⟨

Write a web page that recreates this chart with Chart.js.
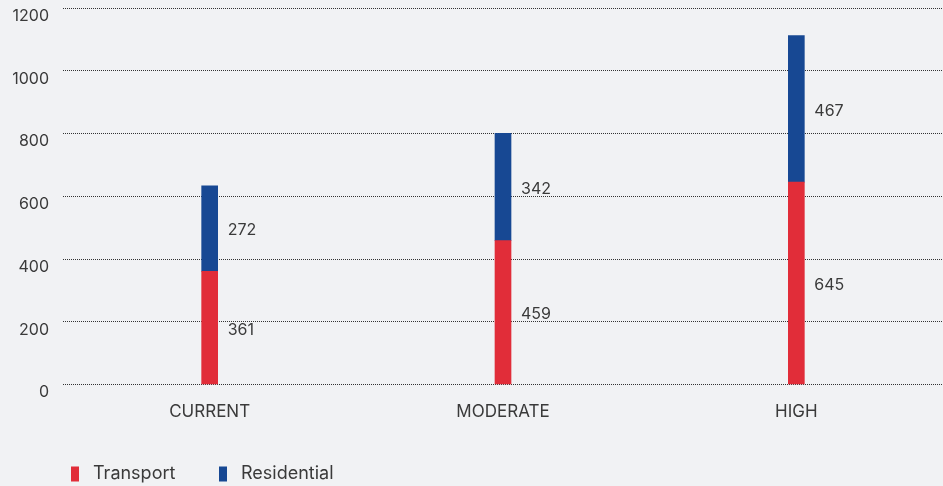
<!DOCTYPE html>
<html>
<head>
<meta charset="utf-8">
<script src="https://cdn.jsdelivr.net/npm/chart.js@4"></script>
<style>
  html, body { margin: 0; padding: 0; background: #f1f2f4; }
  #wrap { width: 943px; height: 486px; position: relative; }
</style>
</head>
<body>
<div id="wrap"><canvas id="chart"></canvas></div>
<script>
// scenario totals, stacked transport + residential
const categories = ['CURRENT', 'MODERATE', 'HIGH'];
const transport = [361, 459, 645];
const residential = [272, 342, 467];
const yTicks = [0, 200, 400, 600, 800, 1000, 1200];

const FONT = 'Inter, "Noto Sans", sans-serif';
const TEXT = '#3a3a3a';

// value labels to the right of each segment
const segLabels = {
  id: 'segLabels',
  afterDatasetsDraw(chart) {
    const ctx = chart.ctx;
    ctx.save();
    ctx.font = '16px ' + FONT;
    ctx.fillStyle = TEXT;
    ctx.textAlign = 'left';
    ctx.textBaseline = 'middle';
    chart.data.datasets.forEach((ds, i) => {
      chart.getDatasetMeta(i).data.forEach((el, j) => {
        ctx.fillText(String(ds.data[j]), el.x + el.width / 2 + 10, (el.y + el.base) / 2 + 2);
      });
    });
    ctx.restore();
  }
};

// legend drawn bottom-left with tall narrow swatches
const bottomLegend = {
  id: 'bottomLegend',
  afterDraw(chart) {
    const ctx = chart.ctx;
    ctx.save();
    ctx.font = '18px ' + FONT;
    ctx.textBaseline = 'middle';
    let x = 71;
    const y = 474;
    chart.data.datasets.forEach(ds => {
      ctx.fillStyle = ds.backgroundColor;
      ctx.fillRect(x, y - 7.5, 8, 15);
      ctx.fillStyle = TEXT;
      ctx.fillText(ds.label, x + 22, y);
      x += 148;
    });
    ctx.restore();
  }
};

new Chart(document.getElementById('chart'), {
  type: 'bar',
  data: {
    labels: categories,
    datasets: [
      { label: 'Transport', data: transport, backgroundColor: '#e12d39', barThickness: 16 },
      { label: 'Residential', data: residential, backgroundColor: '#174893', barThickness: 16 }
    ]
  },
  options: {
    responsive: true,
    maintainAspectRatio: false,
    animation: false,
    layout: { padding: { top: 8, right: 0, bottom: 47, left: 0 } },
    plugins: { legend: { display: false }, tooltip: { enabled: false } },
    scales: {
      x: {
        stacked: true,
        grid: { display: false, drawTicks: false },
        border: { display: false },
        ticks: { color: TEXT, font: { family: FONT, size: 17 }, padding: 17 }
      },
      y: {
        stacked: true,
        min: 0, max: 1200,
        afterBuildTicks: s => { s.ticks = yTicks.map(v => ({ value: v })); },
        afterFit: s => { s.width = 63; s.paddingTop = 0; s.paddingBottom = 0; },
        grid: { color: '#333', lineWidth: 1, drawTicks: false },
        border: { display: false, dash: [1, 1] },
        ticks: {
          color: TEXT, font: { family: FONT, size: 16 }, padding: 14, labelOffset: 8,
          callback: v => String(v)
        }
      }
    }
  },
  plugins: [segLabels, bottomLegend]
});
</script>
</body>
</html>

⟩

## THE TASK:
How many of the lines above hold the word "with"? Give only that number.

## COMPLETED EXERCISE:
2